WRITTEN EXERCISE:
Output all the data exactly. Pictures do not belong in the copy.

GIVEN INFORMATION:
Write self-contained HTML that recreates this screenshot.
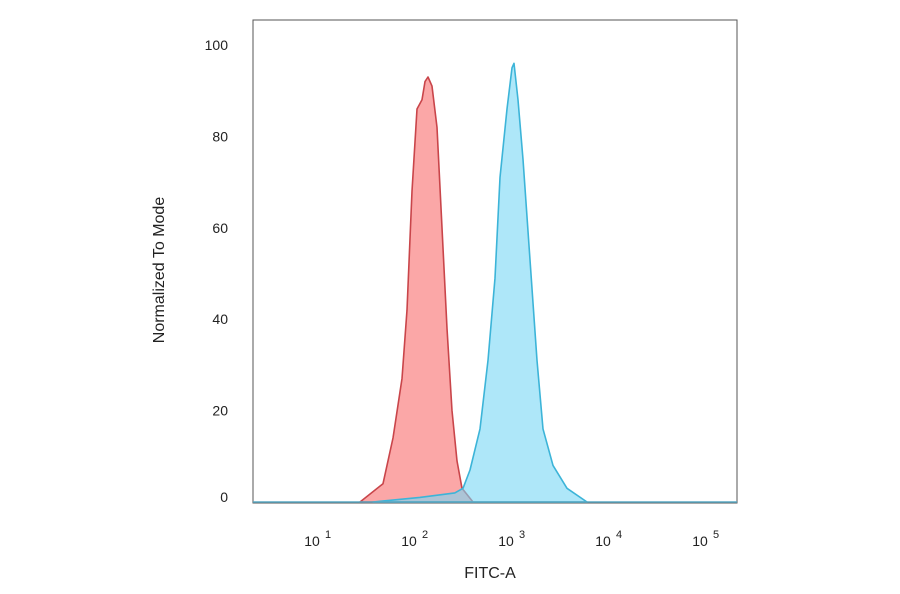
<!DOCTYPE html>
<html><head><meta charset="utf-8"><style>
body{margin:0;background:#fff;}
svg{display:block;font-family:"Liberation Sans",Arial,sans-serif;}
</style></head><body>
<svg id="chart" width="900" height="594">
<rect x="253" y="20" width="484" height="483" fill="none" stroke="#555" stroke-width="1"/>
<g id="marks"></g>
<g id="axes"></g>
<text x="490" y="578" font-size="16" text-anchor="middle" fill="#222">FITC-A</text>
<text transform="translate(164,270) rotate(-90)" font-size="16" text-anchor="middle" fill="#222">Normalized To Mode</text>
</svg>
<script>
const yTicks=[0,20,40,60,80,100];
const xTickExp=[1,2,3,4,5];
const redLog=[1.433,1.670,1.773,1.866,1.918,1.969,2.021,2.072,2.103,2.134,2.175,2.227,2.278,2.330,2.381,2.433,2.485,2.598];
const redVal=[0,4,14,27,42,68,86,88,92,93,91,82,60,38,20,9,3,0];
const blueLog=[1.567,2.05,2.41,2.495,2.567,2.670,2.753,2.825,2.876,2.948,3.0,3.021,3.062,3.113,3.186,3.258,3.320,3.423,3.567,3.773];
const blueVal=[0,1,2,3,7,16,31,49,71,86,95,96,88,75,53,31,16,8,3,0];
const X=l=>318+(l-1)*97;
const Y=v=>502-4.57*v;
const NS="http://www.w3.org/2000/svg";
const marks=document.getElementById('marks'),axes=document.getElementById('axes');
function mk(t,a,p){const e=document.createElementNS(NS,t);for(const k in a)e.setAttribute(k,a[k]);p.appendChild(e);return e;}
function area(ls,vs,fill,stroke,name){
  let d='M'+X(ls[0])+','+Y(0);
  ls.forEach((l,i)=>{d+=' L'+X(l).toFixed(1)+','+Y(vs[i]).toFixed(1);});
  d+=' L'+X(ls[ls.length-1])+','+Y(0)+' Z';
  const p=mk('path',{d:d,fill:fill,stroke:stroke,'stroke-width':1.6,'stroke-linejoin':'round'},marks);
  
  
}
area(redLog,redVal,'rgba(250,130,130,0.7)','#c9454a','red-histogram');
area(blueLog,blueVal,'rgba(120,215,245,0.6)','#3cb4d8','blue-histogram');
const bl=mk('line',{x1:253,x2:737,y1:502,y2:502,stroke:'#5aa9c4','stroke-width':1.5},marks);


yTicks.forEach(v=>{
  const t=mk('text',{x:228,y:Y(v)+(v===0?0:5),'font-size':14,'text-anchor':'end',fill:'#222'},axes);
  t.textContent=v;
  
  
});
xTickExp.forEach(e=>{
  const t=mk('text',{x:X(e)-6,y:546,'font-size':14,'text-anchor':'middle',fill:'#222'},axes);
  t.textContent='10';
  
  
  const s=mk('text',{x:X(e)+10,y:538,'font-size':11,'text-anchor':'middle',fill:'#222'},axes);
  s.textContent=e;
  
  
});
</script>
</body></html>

TASK RESULT:
Write self-contained HTML that recreates this screenshot.
<!DOCTYPE html>
<html><head><meta charset="utf-8"><style>
body{margin:0;background:#fff;}
svg{display:block;font-family:"Liberation Sans",Arial,sans-serif;}
</style></head><body>
<svg id="chart" width="900" height="594">
<rect x="253" y="20" width="484" height="483" fill="none" stroke="#555" stroke-width="1"/>
<g id="marks"></g>
<g id="axes"></g>
<text x="490" y="578" font-size="16" text-anchor="middle" fill="#222">FITC-A</text>
<text transform="translate(164,270) rotate(-90)" font-size="16" text-anchor="middle" fill="#222">Normalized To Mode</text>
</svg>
<script>
const yTicks=[0,20,40,60,80,100];
const xTickExp=[1,2,3,4,5];
const redLog=[1.433,1.670,1.773,1.866,1.918,1.969,2.021,2.072,2.103,2.134,2.175,2.227,2.278,2.330,2.381,2.433,2.485,2.598];
const redVal=[0,4,14,27,42,68,86,88,92,93,91,82,60,38,20,9,3,0];
const blueLog=[1.567,2.05,2.41,2.495,2.567,2.670,2.753,2.825,2.876,2.948,3.0,3.021,3.062,3.113,3.186,3.258,3.320,3.423,3.567,3.773];
const blueVal=[0,1,2,3,7,16,31,49,71,86,95,96,88,75,53,31,16,8,3,0];
const X=l=>318+(l-1)*97;
const Y=v=>502-4.57*v;
const NS="http://www.w3.org/2000/svg";
const marks=document.getElementById('marks'),axes=document.getElementById('axes');
function mk(t,a,p){const e=document.createElementNS(NS,t);for(const k in a)e.setAttribute(k,a[k]);p.appendChild(e);return e;}
function area(ls,vs,fill,stroke,name){
  let d='M'+X(ls[0])+','+Y(0);
  ls.forEach((l,i)=>{d+=' L'+X(l).toFixed(1)+','+Y(vs[i]).toFixed(1);});
  d+=' L'+X(ls[ls.length-1])+','+Y(0)+' Z';
  const p=mk('path',{d:d,fill:fill,stroke:stroke,'stroke-width':1.6,'stroke-linejoin':'round'},marks);
  
  
}
area(redLog,redVal,'rgba(250,130,130,0.7)','#c9454a','red-histogram');
area(blueLog,blueVal,'rgba(120,215,245,0.6)','#3cb4d8','blue-histogram');
const bl=mk('line',{x1:253,x2:737,y1:502,y2:502,stroke:'#5aa9c4','stroke-width':1.5},marks);


yTicks.forEach(v=>{
  const t=mk('text',{x:228,y:Y(v)+(v===0?0:5),'font-size':14,'text-anchor':'end',fill:'#222'},axes);
  t.textContent=v;
  
  
});
xTickExp.forEach(e=>{
  const t=mk('text',{x:X(e)-6,y:546,'font-size':14,'text-anchor':'middle',fill:'#222'},axes);
  t.textContent='10';
  
  
  const s=mk('text',{x:X(e)+10,y:538,'font-size':11,'text-anchor':'middle',fill:'#222'},axes);
  s.textContent=e;
  
  
});
</script>
</body></html>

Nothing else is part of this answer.